WHAT YOU ARE ASKED TO DO:
Return all of the data exactly as written, without the pictures.

— BEGIN —

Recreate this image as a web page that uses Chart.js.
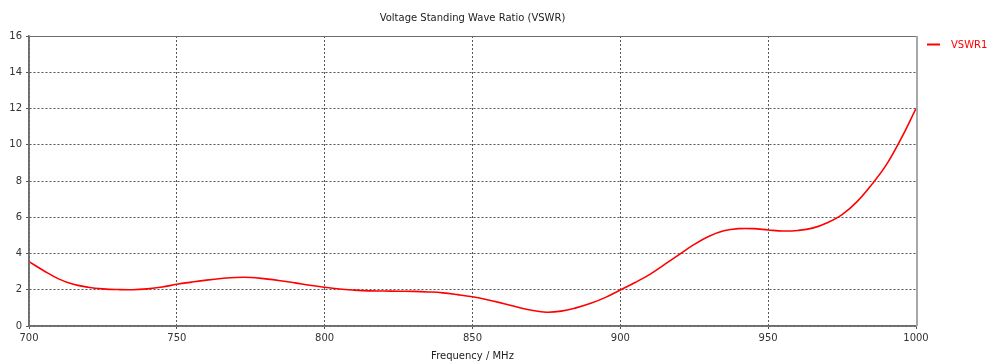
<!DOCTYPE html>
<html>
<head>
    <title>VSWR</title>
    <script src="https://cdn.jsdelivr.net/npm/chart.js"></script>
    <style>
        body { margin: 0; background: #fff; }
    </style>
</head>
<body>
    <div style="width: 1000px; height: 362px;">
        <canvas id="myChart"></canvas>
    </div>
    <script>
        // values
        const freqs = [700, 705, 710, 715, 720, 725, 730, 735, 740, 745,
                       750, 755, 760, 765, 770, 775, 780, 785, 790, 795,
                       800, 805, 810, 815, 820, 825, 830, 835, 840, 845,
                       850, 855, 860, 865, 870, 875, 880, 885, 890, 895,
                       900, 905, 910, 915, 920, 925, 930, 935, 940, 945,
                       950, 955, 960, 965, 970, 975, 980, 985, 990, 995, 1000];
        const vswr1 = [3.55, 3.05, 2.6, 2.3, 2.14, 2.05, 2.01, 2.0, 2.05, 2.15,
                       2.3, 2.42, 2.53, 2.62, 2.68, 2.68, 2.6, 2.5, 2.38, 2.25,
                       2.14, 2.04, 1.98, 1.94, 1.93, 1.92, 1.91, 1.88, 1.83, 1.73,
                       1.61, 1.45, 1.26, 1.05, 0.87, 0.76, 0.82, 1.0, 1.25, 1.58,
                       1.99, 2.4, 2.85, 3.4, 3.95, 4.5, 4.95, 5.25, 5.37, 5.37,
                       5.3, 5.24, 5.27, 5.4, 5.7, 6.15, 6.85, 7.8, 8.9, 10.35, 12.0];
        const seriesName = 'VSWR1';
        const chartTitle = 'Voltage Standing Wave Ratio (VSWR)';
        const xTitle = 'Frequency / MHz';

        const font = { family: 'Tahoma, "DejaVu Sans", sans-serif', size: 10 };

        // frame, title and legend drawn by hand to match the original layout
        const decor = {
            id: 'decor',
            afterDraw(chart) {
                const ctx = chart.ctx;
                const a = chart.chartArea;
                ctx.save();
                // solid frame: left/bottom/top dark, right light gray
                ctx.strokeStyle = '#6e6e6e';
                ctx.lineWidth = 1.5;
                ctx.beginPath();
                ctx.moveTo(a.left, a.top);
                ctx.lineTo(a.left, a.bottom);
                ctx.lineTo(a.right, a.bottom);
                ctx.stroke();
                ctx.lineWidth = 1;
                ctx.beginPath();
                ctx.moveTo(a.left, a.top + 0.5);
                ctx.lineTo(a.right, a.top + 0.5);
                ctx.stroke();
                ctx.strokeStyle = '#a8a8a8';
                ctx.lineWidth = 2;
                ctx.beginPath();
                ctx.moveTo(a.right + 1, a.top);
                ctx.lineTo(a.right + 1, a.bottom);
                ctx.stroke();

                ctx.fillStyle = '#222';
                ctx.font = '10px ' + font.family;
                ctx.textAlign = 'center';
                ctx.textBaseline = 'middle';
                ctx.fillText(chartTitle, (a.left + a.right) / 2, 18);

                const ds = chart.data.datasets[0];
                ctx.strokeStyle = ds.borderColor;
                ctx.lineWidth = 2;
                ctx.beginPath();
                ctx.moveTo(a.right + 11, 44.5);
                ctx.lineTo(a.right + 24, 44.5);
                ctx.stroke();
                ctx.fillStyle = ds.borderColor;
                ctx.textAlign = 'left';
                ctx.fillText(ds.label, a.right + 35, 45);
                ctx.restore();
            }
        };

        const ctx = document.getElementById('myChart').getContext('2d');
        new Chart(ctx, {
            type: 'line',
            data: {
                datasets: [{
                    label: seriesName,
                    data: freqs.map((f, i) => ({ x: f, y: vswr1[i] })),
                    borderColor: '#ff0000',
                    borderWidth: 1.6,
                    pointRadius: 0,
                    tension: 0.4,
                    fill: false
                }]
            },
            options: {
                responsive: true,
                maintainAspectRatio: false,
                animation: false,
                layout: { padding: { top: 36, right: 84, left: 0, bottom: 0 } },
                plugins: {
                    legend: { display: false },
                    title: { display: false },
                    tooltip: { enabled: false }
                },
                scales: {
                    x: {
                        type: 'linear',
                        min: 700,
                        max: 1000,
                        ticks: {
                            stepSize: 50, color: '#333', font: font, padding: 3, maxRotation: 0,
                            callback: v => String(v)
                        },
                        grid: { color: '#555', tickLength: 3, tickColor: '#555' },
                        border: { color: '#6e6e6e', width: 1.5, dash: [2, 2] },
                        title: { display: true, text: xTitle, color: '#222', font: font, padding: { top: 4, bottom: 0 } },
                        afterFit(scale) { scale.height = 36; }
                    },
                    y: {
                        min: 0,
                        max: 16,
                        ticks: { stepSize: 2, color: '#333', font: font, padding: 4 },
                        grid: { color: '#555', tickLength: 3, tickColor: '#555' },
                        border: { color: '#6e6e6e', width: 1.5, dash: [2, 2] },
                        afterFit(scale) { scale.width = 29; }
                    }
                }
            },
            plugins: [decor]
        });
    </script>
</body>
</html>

— END —

RESULT FOR THIS TASK:
Recreate this image as a web page that uses Chart.js.
<!DOCTYPE html>
<html>
<head>
    <title>VSWR</title>
    <script src="https://cdn.jsdelivr.net/npm/chart.js"></script>
    <style>
        body { margin: 0; background: #fff; }
    </style>
</head>
<body>
    <div style="width: 1000px; height: 362px;">
        <canvas id="myChart"></canvas>
    </div>
    <script>
        // values
        const freqs = [700, 705, 710, 715, 720, 725, 730, 735, 740, 745,
                       750, 755, 760, 765, 770, 775, 780, 785, 790, 795,
                       800, 805, 810, 815, 820, 825, 830, 835, 840, 845,
                       850, 855, 860, 865, 870, 875, 880, 885, 890, 895,
                       900, 905, 910, 915, 920, 925, 930, 935, 940, 945,
                       950, 955, 960, 965, 970, 975, 980, 985, 990, 995, 1000];
        const vswr1 = [3.55, 3.05, 2.6, 2.3, 2.14, 2.05, 2.01, 2.0, 2.05, 2.15,
                       2.3, 2.42, 2.53, 2.62, 2.68, 2.68, 2.6, 2.5, 2.38, 2.25,
                       2.14, 2.04, 1.98, 1.94, 1.93, 1.92, 1.91, 1.88, 1.83, 1.73,
                       1.61, 1.45, 1.26, 1.05, 0.87, 0.76, 0.82, 1.0, 1.25, 1.58,
                       1.99, 2.4, 2.85, 3.4, 3.95, 4.5, 4.95, 5.25, 5.37, 5.37,
                       5.3, 5.24, 5.27, 5.4, 5.7, 6.15, 6.85, 7.8, 8.9, 10.35, 12.0];
        const seriesName = 'VSWR1';
        const chartTitle = 'Voltage Standing Wave Ratio (VSWR)';
        const xTitle = 'Frequency / MHz';

        const font = { family: 'Tahoma, "DejaVu Sans", sans-serif', size: 10 };

        // frame, title and legend drawn by hand to match the original layout
        const decor = {
            id: 'decor',
            afterDraw(chart) {
                const ctx = chart.ctx;
                const a = chart.chartArea;
                ctx.save();
                // solid frame: left/bottom/top dark, right light gray
                ctx.strokeStyle = '#6e6e6e';
                ctx.lineWidth = 1.5;
                ctx.beginPath();
                ctx.moveTo(a.left, a.top);
                ctx.lineTo(a.left, a.bottom);
                ctx.lineTo(a.right, a.bottom);
                ctx.stroke();
                ctx.lineWidth = 1;
                ctx.beginPath();
                ctx.moveTo(a.left, a.top + 0.5);
                ctx.lineTo(a.right, a.top + 0.5);
                ctx.stroke();
                ctx.strokeStyle = '#a8a8a8';
                ctx.lineWidth = 2;
                ctx.beginPath();
                ctx.moveTo(a.right + 1, a.top);
                ctx.lineTo(a.right + 1, a.bottom);
                ctx.stroke();

                ctx.fillStyle = '#222';
                ctx.font = '10px ' + font.family;
                ctx.textAlign = 'center';
                ctx.textBaseline = 'middle';
                ctx.fillText(chartTitle, (a.left + a.right) / 2, 18);

                const ds = chart.data.datasets[0];
                ctx.strokeStyle = ds.borderColor;
                ctx.lineWidth = 2;
                ctx.beginPath();
                ctx.moveTo(a.right + 11, 44.5);
                ctx.lineTo(a.right + 24, 44.5);
                ctx.stroke();
                ctx.fillStyle = ds.borderColor;
                ctx.textAlign = 'left';
                ctx.fillText(ds.label, a.right + 35, 45);
                ctx.restore();
            }
        };

        const ctx = document.getElementById('myChart').getContext('2d');
        new Chart(ctx, {
            type: 'line',
            data: {
                datasets: [{
                    label: seriesName,
                    data: freqs.map((f, i) => ({ x: f, y: vswr1[i] })),
                    borderColor: '#ff0000',
                    borderWidth: 1.6,
                    pointRadius: 0,
                    tension: 0.4,
                    fill: false
                }]
            },
            options: {
                responsive: true,
                maintainAspectRatio: false,
                animation: false,
                layout: { padding: { top: 36, right: 84, left: 0, bottom: 0 } },
                plugins: {
                    legend: { display: false },
                    title: { display: false },
                    tooltip: { enabled: false }
                },
                scales: {
                    x: {
                        type: 'linear',
                        min: 700,
                        max: 1000,
                        ticks: {
                            stepSize: 50, color: '#333', font: font, padding: 3, maxRotation: 0,
                            callback: v => String(v)
                        },
                        grid: { color: '#555', tickLength: 3, tickColor: '#555' },
                        border: { color: '#6e6e6e', width: 1.5, dash: [2, 2] },
                        title: { display: true, text: xTitle, color: '#222', font: font, padding: { top: 4, bottom: 0 } },
                        afterFit(scale) { scale.height = 36; }
                    },
                    y: {
                        min: 0,
                        max: 16,
                        ticks: { stepSize: 2, color: '#333', font: font, padding: 4 },
                        grid: { color: '#555', tickLength: 3, tickColor: '#555' },
                        border: { color: '#6e6e6e', width: 1.5, dash: [2, 2] },
                        afterFit(scale) { scale.width = 29; }
                    }
                }
            },
            plugins: [decor]
        });
    </script>
</body>
</html>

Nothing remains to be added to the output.